John, Bishop of Rochester, was born at Beverley in Yorkshire, in the year 1459, and educated in the collegiate church of that place. In 1484, he removed to Michael House in Cambridge, of which college he was elected master in the year 1495. Having applied himself to the study of divinity, he took orders; and becoming eminent as a divine, attracted the notice of Margaret, Countess of Richmond, mother of Henry VII., who appointed him her chaplain and confessor. In 1501 he took the degree of doctor in divinity, and the same year was elected chancellor of the university. In the year following he was appointed Lady Margaret's first professor of divinity in Cambridge; and in 1504 he was consecrated Bishop of Rochester. It is generally known that the foundation of the two colleges of Christ-Church and St John's, Cambridge, was owing to Bishop Fisher's influence with the Countess of Richmond; he not only formed the design, but superintended the execution, and was appointed by the statutes visitor for life after the death of Lady Margaret. On the promulgation of Luther's doctrine, the bishop was the first to enter the lists against him. Upon this occasion he exerted all his influence, and is generally supposed to have written the book on account of which Henry VIII. obtained the title of *Defender of the Faith*. Hitherto he had continued in favour with the king; but in 1527, having opposed his divorce from Catherine of Aragon, and denied his supremacy, he was soon exposed to the full brunt of that monarch's resentment. In 1533 the parliament found him guilty of misprision of treason, for concealing certain prophetic speeches of Elizabeth Barton, a fanatical impostor known as the Holy Maid of Kent, relative to the king's death, and condemned him, with five others, to suffer loss of goods and imprisonment during his majesty's pleasure. He was subsequently released upon payment of a fine of L300.
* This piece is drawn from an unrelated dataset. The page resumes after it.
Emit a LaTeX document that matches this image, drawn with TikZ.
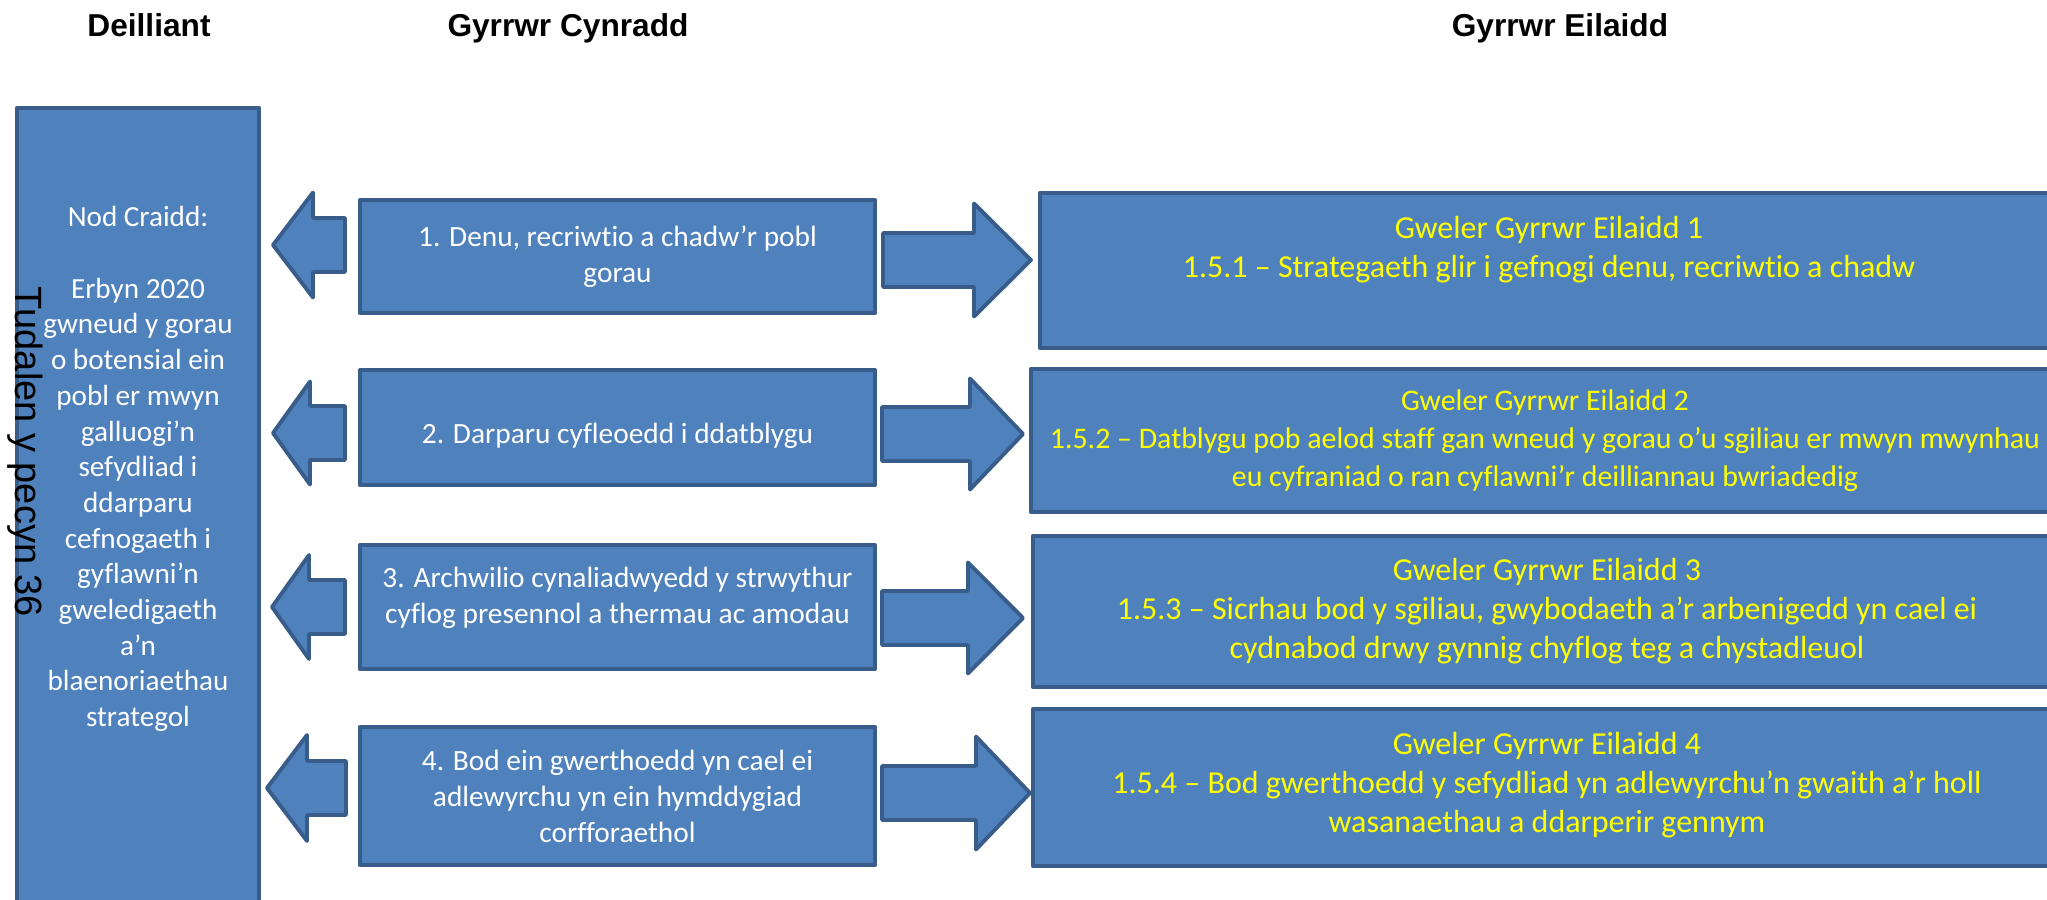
\documentclass[tikz,border=0pt]{standalone}
\usepackage{fontspec}
\setmainfont{Carlito}[Ligatures=NoCommon]
\newfontfamily\arialfont{Liberation Sans}
\usetikzlibrary{positioning}
\definecolor{boxfill}{HTML}{4F81BD}
\definecolor{boxline}{HTML}{385D8A}
\definecolor{seeyellow}{HTML}{FFFF00}
\tikzset{
    basebox/.style={draw=boxline, fill=boxfill, line width=1.1pt, line join=round, inner sep=0pt},
    goalbox/.style={basebox, minimum width=2.42cm, minimum height=8.52cm},
    goaltext/.style={text=white, align=center, inner sep=0pt, font=\fontsize{8.3}{10.15}\selectfont},
    drivebox/.style={basebox, minimum width=5.15cm, text=white, align=center, font=\fontsize{8.35}{10.25}\selectfont},
    seebox/.style={basebox, text=seeyellow, align=center, font=\fontsize{9.1}{11.1}\selectfont},
    heading/.style={anchor=base, inner sep=0pt, font=\arialfont\bfseries\fontsize{9}{11}\selectfont},
    pagetag/.style={anchor=base, rotate=-90, inner sep=0pt, font=\arialfont\fontsize{10.8}{13}\selectfont},
    blockarrow/.style={draw=boxline, fill=boxfill, line width=1.1pt, line join=round}
}
% block arrow: tip x, tip y, head base x, tail x, half head width
\newcommand{\blockarr}[5]{%
    \draw[blockarrow] (#1,#2) -- (#3,#2-#5) -- (#3,#2-27) -- (#4,#2-27)
        -- (#4,#2+27) -- (#3,#2+27) -- (#3,#2+#5) -- cycle;}

\begin{document}
\begin{tikzpicture}[x=0.01cm, y=-0.01cm]
    \path[use as bounding box, clip] (0,0) rectangle (2047,900);
    % headings
    \node[heading] (hdeil) at (149,36) {Deilliant};
    \node[heading] (hcyn) at (568,36) {Gyrrwr Cynradd};
    \node[heading] (heil) at (1560,36) {Gyrrwr Eilaidd};
    % outcome
    \node[goalbox] (goal) at (138,534) {};
    \node[goaltext, below=1cm of goal.north] (goaltxt) {Nod Craidd:\\[\baselineskip]Erbyn 2020\\gwneud y gorau\\o botensial ein\\pobl er mwyn\\galluogi’n\\sefydliad i\\ddarparu\\cefnogaeth i\\gyflawni’n\\gweledigaeth\\a’n\\blaenoriaethau\\strategol};
    \node[pagetag] (tag) at (15,452) {Tudalen y pecyn 36};
    % primary drivers
    \node[drivebox, minimum height=1.13cm] (p1) at (617.5,256.5) {1. Denu, recriwtio a chadw’r pobl\\gorau};
    \node[drivebox, minimum height=1.15cm] (p2) at (617.5,427.5) {\mbox{}\\2. Darparu cyfleoedd i ddatblygu};
    \node[drivebox, minimum height=1.24cm] (p3) at (617.5,607) {3. Archwilio cynaliadwyedd y strwythur\\cyflog presennol a thermau ac amodau\\[-0.33\baselineskip]\mbox{}};
    \node[drivebox, minimum height=1.38cm] (p4) at (617.5,796) {4. Bod ein gwerthoedd yn cael ei\\adlewyrchu yn ein hymddygiad\\corfforaethol};
    % secondary drivers
    \node[seebox, minimum width=10.18cm, minimum height=1.55cm] (s1) at (1549,270.5) {Gweler Gyrrwr Eilaidd 1\\1.5.1 – Strategaeth glir i gefnogi denu, recriwtio a chadw\\[0.2\baselineskip]\mbox{}};
    \node[seebox, minimum width=10.28cm, minimum height=1.43cm, font=\fontsize{8.5}{10.8}\selectfont] (s2) at (1545,440.5) {Gweler Gyrrwr Eilaidd 2\\1.5.2 – Datblygu pob aelod staff gan wneud y gorau o’u sgiliau er mwyn mwynhau\\eu cyfraniad o ran cyflawni’r deilliannau bwriadedig};
    \node[seebox, minimum width=10.28cm, minimum height=1.51cm] (s3) at (1547,611.5) {Gweler Gyrrwr Eilaidd 3\\1.5.3 – Sicrhau bod y sgiliau, gwybodaeth a’r arbenigedd yn cael ei\\cydnabod drwy gynnig chyflog teg a chystadleuol};
    \node[seebox, minimum width=10.28cm, minimum height=1.57cm] (s4) at (1547,787.5) {Gweler Gyrrwr Eilaidd 4\\1.5.4 – Bod gwerthoedd y sefydliad yn adlewyrchu’n gwaith a’r holl\\wasanaethau a ddarperir gennym\\[-0.75\baselineskip]\mbox{}};
    % arrows to the outcome
    \blockarr{273}{245}{313}{345}{52.5}
    \blockarr{273}{433}{310}{345}{51.5}
    \blockarr{272}{607}{309}{345}{52}
    \blockarr{267}{788}{307}{346}{53}
    % arrows to the secondary drivers
    \blockarr{1031}{260}{974}{883}{56.5}
    \blockarr{1023}{434}{970}{882}{55.5}
    \blockarr{1023}{618}{968}{882}{55.5}
    \blockarr{1030}{793}{976}{882}{56.5}
\end{tikzpicture}
\end{document}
King Henry having now espoused Anne Boleyn, his obsequious parliament took the oath of allegiance. But in this oath the Bishop of Rochester steadily refused to join, alleging that his conscience had not been convinced that the king's first marriage was against the law of God. For this refusal he was attainted by the parliament of 1534, and committed to the Tower, where he experienced cruel treatment, and would probably have died under his sufferings. It was now that Pope Clement, at once to reward Fisher and spite the king, sent him a cardinal's hat. This kindness, however, only hastened the bishop's ruin. The king, bent on his destruction, sent Rich the solicitor-general, under the pretence of consulting the bishop upon a case of conscience, but really with a design to draw him into a conversation concerning the supremacy. The honest old bishop spoke his mind without suspicion or reserve; and an indictment and conviction of high treason were the consequence. He was beheaded at Tower Hill on the 22d of June 1535, in the seventy-seventh year of his age. It is impossible to withhold from Fisher, notwithstanding his inflexible enmity to the Reformation, the character of a learned, pious, and honest man. His works attest his learning; his inflexible zeal for his faith, and the readiness with which he died for his creed, plainly prove his honesty as well as his piety.
The Bishop of Rochester was the author of a number of works, of which the following is a list:—*Assertionum Martini Lutheri Con- futatione*; *Defensio Assertionis Henrici Octavi de Septem Sacramentis*; *Epistola Responsoria Epistola Lutheri*; *Sacerdotis Defensio contra Lutherum*; *Pro Damnatione Lutheri*; *De Sacramentis*; *San- guinis Christi in Eucharistia, aduersus Oecumenicum*; *De Unico Magdalena*; *Petrae et Romae*; *Several Sermons*, amongst which were those preached at the funeral of Henry VII., and another at that of the Countess of Richmond; His opinion of King Henry the Eighth's marriage, in a letter to T. Wolsey, printed at the end of the second volume of Collier's *Ecclesiastical History*. Most of the tracts above mentioned were collected and printed in one volume folio, at Wurzburg, in 1595. Fisher, as already stated, is supposed to have had a considerable share in the composition of Henry's book entitled *Assertio septem Sacramentorum*; and in the Norfolk library of manuscripts belonging to the Royal Society there is an answer made by him to a book printed at London in 1530, concerning Henry's marriage with Queen Catherine.